The pilot, just announced by the State Government, will be watched closely by many interested groups and, if history is any guide, may face some opposition from organised medicine and nursing groups anxious to protect their turf.
However, we need to look beyond narrow sectional interests and consider the broad needs of the community.
PAs — people with qualifications or experience in health and sciences who receive intensive medical training and then operate under doctors’ supervision — will help overcome rural workforce shortages as well as helping to retain doctors and other health professionals. They differ from nurse practitioners because they work under delegation from doctors, rather than in independent practice.
We should not be arguing about whether we need more nurse practitioners or more young doctors or PAs to be working in rural and remote Australia. The fact is that we need them all — and as quickly as possible. Rural and remote communities are sinking under a burden of disease and health need. It’s all hands on deck for the sinking ship and all are necessary to bail.
Nurse practitioners are a good choice for career pathways for nurses and should be recognised as such. However, we cannot expect them to solve rural workforce shortages.
Nurse practitioners have been around for some 20 years now and have made little impact on the workforce, particularly in rural, remote and underserved areas. There has been no “receptive framework” including the policy environment to allow it to happen. When the NP is trained, it is more often in a specialised area, not the generalist one badly needed in rural and remote areas.
The increase in medical student numbers from 1200 to 3000 graduates per year has been raised as an argument against the introduction of PAs. Will these PAs take the valuable clinical material and training spots that will be needed to train medical students?
Rural Australia is certainly resource poor in infrastructure for such training. There aren’t enough preceptors, accommodation, or hospital positions to match the increasing numbers of graduates.
The rural workforce has a large proportion of International Medical Graduates (50% in many areas and more than 70% in some) who have been extracted from an ever-diminishing pool. Will they remain after they have Australian permanent residency? Why would we expect differently from this often urban-trained group? With our own Australian graduates interestingly enough, there are currently only 284 places nationally filled in the rural training pool in general practice. This isn’t going to solve much.
Where will this “tsunami” of young doctors end up? My suspicion is that they will not end up in sufficient numbers in rural or remote Australia. I hope to be proven wrong.
Physician assistants are an option for many countries, Australia being an obvious one, with numerous small isolated and underserved communities who have poorer health outcomes and an unhealthy dependence on imported health workforce. They are part of a broader strategy for retention of an already meager and ageing medical workforce.

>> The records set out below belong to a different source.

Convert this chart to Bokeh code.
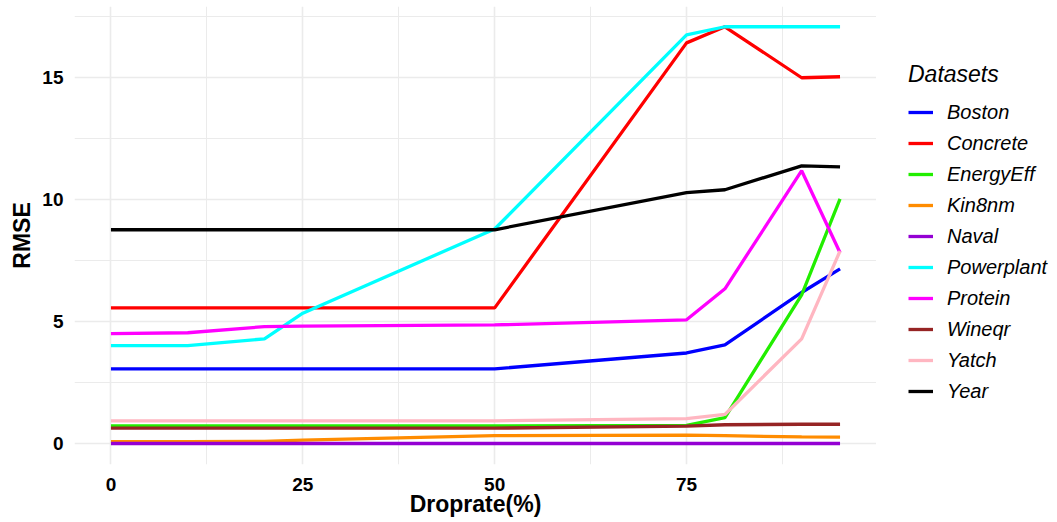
from bokeh.plotting import figure
from bokeh.layouts import row
from bokeh.models import Range1d, FixedTicker, Legend, LegendItem
from bokeh.embed import file_html
from bokeh.resources import INLINE

droprate = [0, 10, 20, 25, 50, 75, 80, 90, 95]

boston = [3.07, 3.07, 3.07, 3.07, 3.07, 3.72, 4.05, 6.2, 7.17]
concrete = [5.57, 5.57, 5.57, 5.57, 5.57, 16.43, 17.09, 15.0, 15.04]
energyeff = [0.73, 0.73, 0.73, 0.73, 0.73, 0.75, 1.07, 6.1, 10.04]
kin8nm = [0.09, 0.09, 0.1, 0.15, 0.33, 0.35, 0.33, 0.28, 0.27]
naval = [0.01, 0.01, 0.01, 0.01, 0.01, 0.01, 0.01, 0.01, 0.01]
powerplant = [4.02, 4.02, 4.3, 5.35, 8.8, 16.76, 17.09, 17.09, 17.09]
protein = [4.51, 4.55, 4.8, 4.82, 4.87, 5.08, 6.35, 11.19, 7.83]
wineqr = [0.64, 0.64, 0.64, 0.64, 0.64, 0.72, 0.78, 0.8, 0.8]
yatch = [0.94, 0.94, 0.94, 0.94, 0.94, 1.03, 1.2, 4.3, 7.9]
year = [8.77, 8.77, 8.77, 8.77, 8.77, 10.29, 10.41, 11.39, 11.35]

names = ["Boston", "Concrete", "EnergyEff", "Kin8nm", "Naval",
         "Powerplant", "Protein", "Wineqr", "Yatch", "Year"]
series = [boston, concrete, energyeff, kin8nm, naval,
          powerplant, protein, wineqr, yatch, year]
colors = ["#0000FF", "#FF0000", "#22EE00", "#FF8C00", "#9400D3",
          "#00FFFF", "#FF00FF", "#962424", "#FFB6C1", "#000000"]

x_ticks = [0, 25, 50, 75]
y_ticks = [0, 5, 10, 15]

FONT = "Liberation Sans"

p = figure(width=876, height=522, output_backend="svg", toolbar_location=None,
           x_range=Range1d(-4.75, 99.75), y_range=Range1d(-0.85, 17.92),
           min_border_left=74, min_border_right=0, min_border_top=6,
           min_border_bottom=58)
p.outline_line_color = None
p.background_fill_color = "white"
p.border_fill_color = "white"

for name, ys, c in zip(names, series, colors):
    p.line(droprate, ys, line_color=c, line_width=3.3)

for ax in (p.xaxis, p.yaxis):
    ax.axis_line_color = None
    ax.major_tick_line_color = None
    ax.minor_tick_line_color = None
    ax.major_label_text_font = FONT
    ax.major_label_text_font_style = "bold"
    ax.major_label_text_font_size = "19px"
    ax.major_label_text_color = "black"
    ax.axis_label_text_font = FONT
    ax.axis_label_text_font_style = "bold"
    ax.axis_label_text_font_size = "23px"
    ax.axis_label_text_color = "black"

p.xaxis.ticker = FixedTicker(ticks=x_ticks, minor_ticks=[12.5, 37.5, 62.5, 87.5])
p.yaxis.ticker = FixedTicker(ticks=y_ticks, minor_ticks=[2.5, 7.5, 12.5, 17.5])
p.xaxis.axis_label = "Droprate(%)"
p.yaxis.axis_label = "RMSE"
p.xaxis.major_label_standoff = 7
p.yaxis.major_label_standoff = 5
p.xaxis.axis_label_standoff = -3
p.yaxis.axis_label_standoff = 4

for g in (p.xgrid, p.ygrid):
    g.grid_line_color = "#EBEBEB"
    g.grid_line_width = 1.6
    g.minor_grid_line_color = "#EBEBEB"
    g.minor_grid_line_width = 1.0

# legend panel (the series are drawn here too, but outside its visible range)
p2 = figure(width=181, height=522, output_backend="svg", toolbar_location=None,
            x_range=Range1d(-1000, -999), y_range=Range1d(-1000, -999),
            x_axis_type=None, y_axis_type=None, min_border=0)
p2.outline_line_color = None
p2.grid.visible = False
p2.border_fill_color = "white"
p2.background_fill_color = "white"

items = []
for name, ys, c in zip(names, series, colors):
    r = p2.line(droprate, ys, line_color=c, line_width=3.3)
    items.append(LegendItem(label=name, renderers=[r]))

legend = Legend(items=items, title="Datasets", location=(32, 59))
legend.title_text_font = FONT
legend.title_text_font_style = "italic"
legend.title_text_font_size = "23px"
legend.title_text_color = "black"
legend.title_standoff = 10
legend.label_text_font = FONT
legend.label_text_font_style = "italic"
legend.label_text_font_size = "20px"
legend.label_text_color = "black"
legend.glyph_width = 25
legend.glyph_height = 28
legend.label_height = 28
legend.label_standoff = 14
legend.spacing = 3
legend.padding = 0
legend.margin = 0
legend.border_line_color = None
legend.background_fill_alpha = 0
p2.add_layout(legend, "center")

layout = row(p, p2, spacing=0)
open("out.html", "w").write(file_html(layout, INLINE))
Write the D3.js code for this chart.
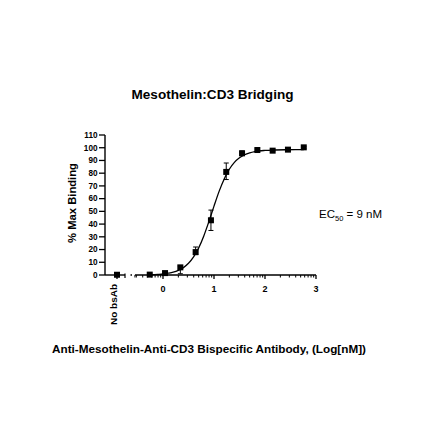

They may also help us to make more effective use of existing workers, such as Rural and Remote Paramedics who would be ideal candidates for PA training. Research has shown that 85 to 95 % of their time in these communities is “down-time” and not involving their emergency response activities. In Queensland there is a curriculum to increase this group’s scope of practice to include clinical and primary health skills. They can then be incorporated into the primary health care framework of the health service.
The medical, nursing and allied health professions should be working together to help ensure the success of the new Queensland trial.